The Competition Commission of India's attempts to restrict Government control of the market represent a streamlining of India's competition jurisprudence along the lines of international best-practices.
"Capitalism, or more precisely, the free market system, is the most effective way to organise production and distribution that human beings have found ... healthy and competitive financial markets are an extraordinarily effective tool in spreading opportunity and fighting poverty. ...Without vibrant, innovative financial markets, economies would ossify and decline."
Raghuram Rajan's introduction to his much-vaunted book is what developed economies live and swear by.
That being said, India is not a capitalist economy. We are still bound to an extent by socialistic concerns for the deprived and marginalised sections of the market. Even though we are quarter of a century into liberalisation, Govt. protection is nevertheless considered necessary, especially for smaller businesses.

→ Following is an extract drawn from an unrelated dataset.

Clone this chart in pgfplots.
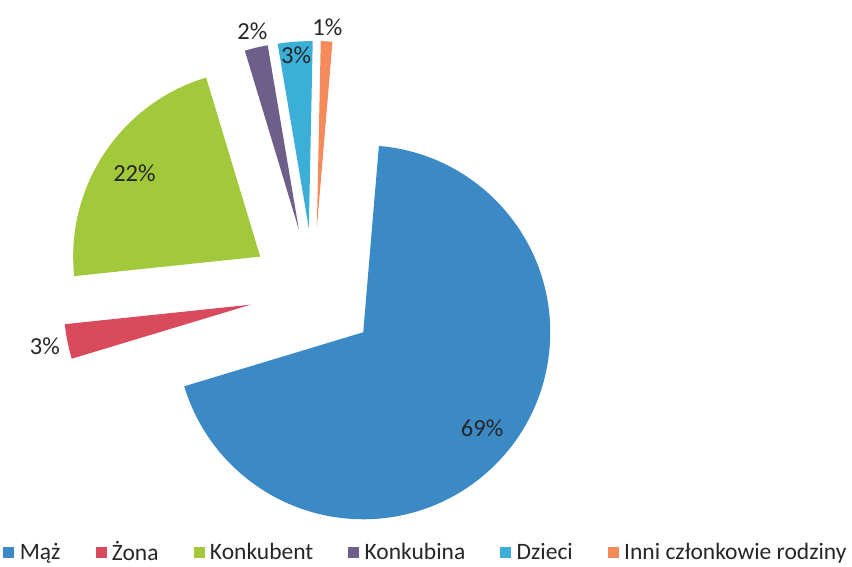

On one hand, we aim to maximise the foreign investment through increased limits of Foreign Direct Investment (FDI); on the other hand we are still worried how the "Mom-and-Pop" stores shall survive when Wal-Mart opens in every nook and corner of the country. In doing so, we are willing to over-look the obvious efficiencies and assured conveniences that such Multi-national brands would bring to the market.
The socialistic concerns lead to adoption of measures which aim to "promote" the smaller or domestic businesses by restricting/limiting competition in the market, even if such "promotion" is at the expense of quality or efficiencies which increased competition would introduce in the market.
All this leads us to the inevitable question: To what extent Govt. intervention should be allowed to dictate the play of market forces in the free-market economy? For instance, is it really maximising consumer benefit to ask the Govt. PSUs to source one-fifth of their requirements from MSMEs? Are we sacrificing the greater good by focussing on the protection of the few?